LGBT Centers Face Increased Needs
BY Trudy Ring
November 17 2011 5:00 AM ET
In the immediate post-Stonewall years, starting a gay community center was fraught with problems — such as having spies infiltrate your organizing meetings or hearing from the IRS that your group is “neither benevolent nor charitable” because it serves gays.
But two LGBT centers that overcame those exact challenges have gone on to thrive and are observing their 40th anniversaries this year: the University of Michigan’s Spectrum Center and the Los Angeles Gay and Lesbian Center.

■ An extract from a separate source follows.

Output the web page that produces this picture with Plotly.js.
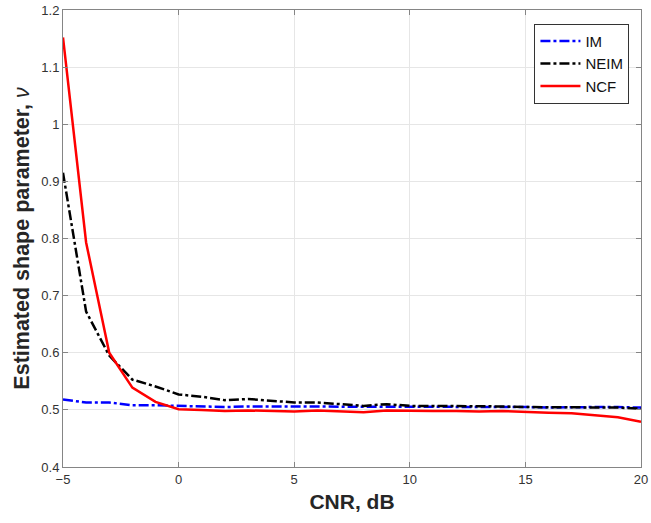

In 1971 the Spectrum Center originated as the Human Sexuality Office, the first gay center with paid staff in any U.S. college or university. There were two quarter-time staffers: Cindy Gair and Jim Toy.

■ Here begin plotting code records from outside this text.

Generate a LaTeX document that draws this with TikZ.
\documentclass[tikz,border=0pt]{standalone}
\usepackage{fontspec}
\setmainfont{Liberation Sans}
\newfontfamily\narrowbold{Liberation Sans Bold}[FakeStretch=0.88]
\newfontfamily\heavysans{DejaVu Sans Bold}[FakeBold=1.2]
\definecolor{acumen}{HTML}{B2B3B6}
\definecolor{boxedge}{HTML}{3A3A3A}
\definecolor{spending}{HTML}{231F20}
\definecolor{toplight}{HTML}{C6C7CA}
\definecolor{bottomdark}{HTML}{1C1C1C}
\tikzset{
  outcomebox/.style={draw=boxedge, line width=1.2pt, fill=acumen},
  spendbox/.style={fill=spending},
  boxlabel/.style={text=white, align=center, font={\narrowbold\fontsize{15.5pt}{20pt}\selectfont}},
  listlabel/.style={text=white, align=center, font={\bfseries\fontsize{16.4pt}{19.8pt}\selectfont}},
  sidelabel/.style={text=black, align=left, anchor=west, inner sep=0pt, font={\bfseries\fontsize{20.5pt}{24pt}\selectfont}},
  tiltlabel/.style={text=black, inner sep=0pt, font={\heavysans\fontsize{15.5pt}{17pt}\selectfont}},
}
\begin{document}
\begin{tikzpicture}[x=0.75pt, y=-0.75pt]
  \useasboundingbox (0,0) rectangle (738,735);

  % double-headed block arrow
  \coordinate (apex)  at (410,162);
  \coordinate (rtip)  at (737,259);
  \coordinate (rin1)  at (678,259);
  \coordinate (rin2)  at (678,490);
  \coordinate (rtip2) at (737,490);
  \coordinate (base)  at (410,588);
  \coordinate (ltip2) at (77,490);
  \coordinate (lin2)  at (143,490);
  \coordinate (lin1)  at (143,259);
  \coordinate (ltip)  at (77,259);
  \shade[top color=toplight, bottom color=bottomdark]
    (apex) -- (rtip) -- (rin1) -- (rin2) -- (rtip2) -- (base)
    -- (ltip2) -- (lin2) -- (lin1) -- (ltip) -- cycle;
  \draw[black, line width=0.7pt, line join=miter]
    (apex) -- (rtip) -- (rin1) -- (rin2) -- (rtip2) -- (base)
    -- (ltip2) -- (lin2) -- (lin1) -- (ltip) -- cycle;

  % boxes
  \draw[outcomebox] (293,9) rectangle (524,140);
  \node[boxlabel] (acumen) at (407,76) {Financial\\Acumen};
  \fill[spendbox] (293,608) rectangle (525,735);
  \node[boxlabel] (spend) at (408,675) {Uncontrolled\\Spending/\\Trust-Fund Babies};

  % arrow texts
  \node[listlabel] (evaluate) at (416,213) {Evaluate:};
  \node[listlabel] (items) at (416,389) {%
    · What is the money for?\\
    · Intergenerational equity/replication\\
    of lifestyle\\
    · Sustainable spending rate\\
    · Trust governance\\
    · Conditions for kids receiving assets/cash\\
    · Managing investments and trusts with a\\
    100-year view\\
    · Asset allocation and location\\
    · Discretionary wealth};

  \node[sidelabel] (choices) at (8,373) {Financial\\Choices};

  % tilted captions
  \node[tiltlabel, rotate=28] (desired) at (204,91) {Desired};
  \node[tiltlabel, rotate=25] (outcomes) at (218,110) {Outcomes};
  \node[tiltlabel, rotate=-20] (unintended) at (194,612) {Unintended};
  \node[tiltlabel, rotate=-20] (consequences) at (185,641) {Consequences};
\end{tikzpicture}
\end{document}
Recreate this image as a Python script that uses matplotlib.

The office grew out of the activity of upstart gay groups, and initially the university administration was rather hostile, Toy recalls. At one meeting of the Gay Liberation Front, a university spy falsely reported back that the meeting was not well attended and that the group would likely disband quietly, notes Toy, who still wonders if the spy might have actually been sympathetic to the gay activists and was trying to divert administration attention away from the group’s activities.
Instead of quietly disbanding, the GLF, Radical Lesbians, and others successfully campaigned for the establishment of the gay center, which has seen more successes, such as the addition of sexual orientation and gender identity to university nondiscrimination policy. The Spectrum Center also offers many activities and services, and it makes more than 80 classroom presentations a year.

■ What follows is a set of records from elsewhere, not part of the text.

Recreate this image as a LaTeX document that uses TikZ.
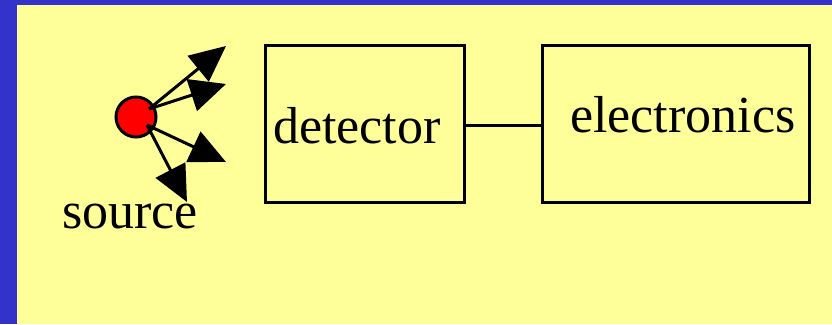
\documentclass[tikz,border=0pt]{standalone}
\usepackage{fontspec}
\setmainfont{Liberation Serif}
\usetikzlibrary{arrows.meta}
\definecolor{frameblue}{HTML}{3333CC}
\definecolor{paleyellow}{HTML}{FFFF99}
\begin{document}
\begin{tikzpicture}[x=1pt,y=-1pt,
  boxnode/.style={draw=black,line width=3pt,minimum width=#1,minimum height=157pt,inner sep=0pt},
  labeltext/.style={font=\fontsize{52}{60}\selectfont,inner sep=0pt,anchor=base west},
  ray/.style={line width=3pt,-{Triangle[length=36pt,width=33pt]}}]
  % background: blue frame on left and top, pale yellow panel
  \fill[frameblue] (0,0) rectangle (832,324);
  \fill[paleyellow] (17,5) rectangle (832,324);
  \useasboundingbox (0,0) rectangle (832,324);

  % source with emitted rays
  \node[circle,draw=black,line width=3pt,fill=red,minimum size=40pt,inner sep=0pt] (src) at (136,117) {};
  \coordinate (o1) at (149,109);
  \coordinate (o2) at (147,125);
  \coordinate (t1) at (226,46);
  \coordinate (t2) at (226,84);
  \coordinate (t3) at (226,162);
  \coordinate (t4) at (187,202);
  \draw[ray] (o1) -- (t1);
  \draw[ray] (o1) -- (t2);
  \draw[ray] (o2) -- (t3);
  \draw[ray] (o2) -- (t4);
  \node[labeltext] (srclabel) at (62,228) {source};

  % detector and electronics blocks
  \node[boxnode=199pt] (det) at (364.5,123.5) {};
  \node[boxnode=267pt] (elec) at (675.5,124) {};
  \node[labeltext] (detlabel) at (273,143) {detector};
  \node[labeltext] (eleclabel) at (570,132) {electronics};
  \draw[line width=3pt] (det.east |- 0,125) -- (elec.west |- 0,125);
\end{tikzpicture}
\end{document}
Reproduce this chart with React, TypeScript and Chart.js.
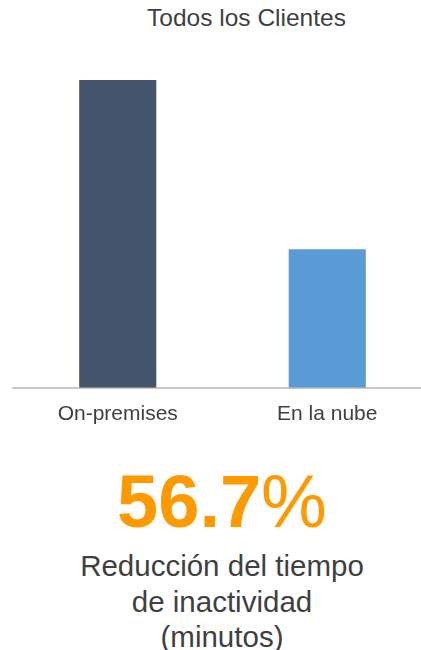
import React, { useEffect, useRef } from "react";
import { Chart, registerables } from "chart.js";

Chart.register(...registerables);

const title = "Todos los Clientes";
const categories = ["On-premises", "En la nube"];
const values = [100, 45];
const barColors = ["#44546A", "#5B9BD5"];
const headline = "56.7";
const headlineUnit = "%";
const captionLines = ["Reducción del tiempo", "de inactividad", "(minutos)"];

const FONT = "'Liberation Sans', Arial, Helvetica, sans-serif";

export default function App() {
  const canvasRef = useRef<HTMLCanvasElement | null>(null);

  useEffect(() => {
    const canvas = canvasRef.current;
    if (!canvas) return;
    const chart = new Chart(canvas, {
      type: "bar",
      data: {
        labels: categories,
        datasets: [
          {
            data: values,
            backgroundColor: barColors,
            borderWidth: 0,
            categoryPercentage: 1,
            barPercentage: 0.368,
          },
        ],
      },
      options: {
        animation: false,
        responsive: false,
        maintainAspectRatio: false,
        layout: { padding: { top: 80, left: 13, right: 8, bottom: 0 } },
        plugins: {
          legend: { display: false },
          title: { display: false },
          tooltip: { enabled: false },
        },
        scales: {
          x: {
            grid: { display: false, drawTicks: false },
            border: { display: true, color: "#C8C8C8", width: 2 },
            ticks: {
              color: "#404040",
              font: { family: FONT, size: 21 },
              padding: 14,
            },
          },
          y: {
            display: false,
            min: 0,
            max: 100,
          },
        },
      },
    });
    return () => chart.destroy();
  }, []);

  return (
    <div
      style={{
        position: "absolute",
        left: 0,
        top: 0,
        width: 421,
        height: 650,
        overflow: "hidden",
        background: "#ffffff",
        fontFamily: FONT,
      }}
    >
      <div
        style={{
          position: "absolute",
          left: 0,
          top: 6,
          width: 493,
          textAlign: "center",
          fontSize: 24.5,
          lineHeight: "24px",
          color: "#404040",
          whiteSpace: "nowrap",
        }}
      >
        {title}
      </div>
      <canvas
        ref={canvasRef}
        width={440}
        height={441}
        style={{ position: "absolute", left: 0, top: 0, width: 440, height: 441 }}
      />
      <div
        style={{
          position: "absolute",
          left: 0,
          top: 465,
          width: 444,
          textAlign: "center",
          fontSize: 74,
          lineHeight: "74px",
          color: "#FF9900",
          whiteSpace: "nowrap",
        }}
      >
        <span style={{ fontWeight: "bold" }}>{headline}</span>
        <span style={{ fontWeight: "normal" }}>{headlineUnit}</span>
      </div>
      <div
        style={{
          position: "absolute",
          left: 0,
          top: 548,
          width: 444,
          textAlign: "center",
          fontSize: 29.5,
          lineHeight: "35.5px",
          color: "#404040",
        }}
      >
        {captionLines.map((l, i) => (
          <div key={i} style={{ whiteSpace: "nowrap" }}>
            {l}
          </div>
        ))}
      </div>
    </div>
  );
}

In Los Angeles, the Gay and Lesbian Center dates its founding to 1971, the year of its incorporation as the Gay Community Services Center. But the center’s founders were providing social services a couple of years before that, so it's “one of the oldest, if not the oldest” among gay community centers in the U.S., says current CEO Lorri L. Jean. (The Center Orange County, another Southern California LGBT center, has also been around since 1971.)
The L.A. Center overcame an early challenge in 1974, when the IRS reversed, on appeal, its decision that the center did not deserve tax-exempt status because of its mission. It has expanded its services as other challenges have arisen, the direst being the onslaught of AIDS. “The center literally had to lead the way in providing new models of care,” Jean says, even as the disease was claiming many of its founders and leaders.
While the center now faces a threat from government funding cuts, Jean says the group “has thrived in good times and bad.” And even with major advances toward LGBT equality, she says, “There’s no lessening of need or demand from our community.”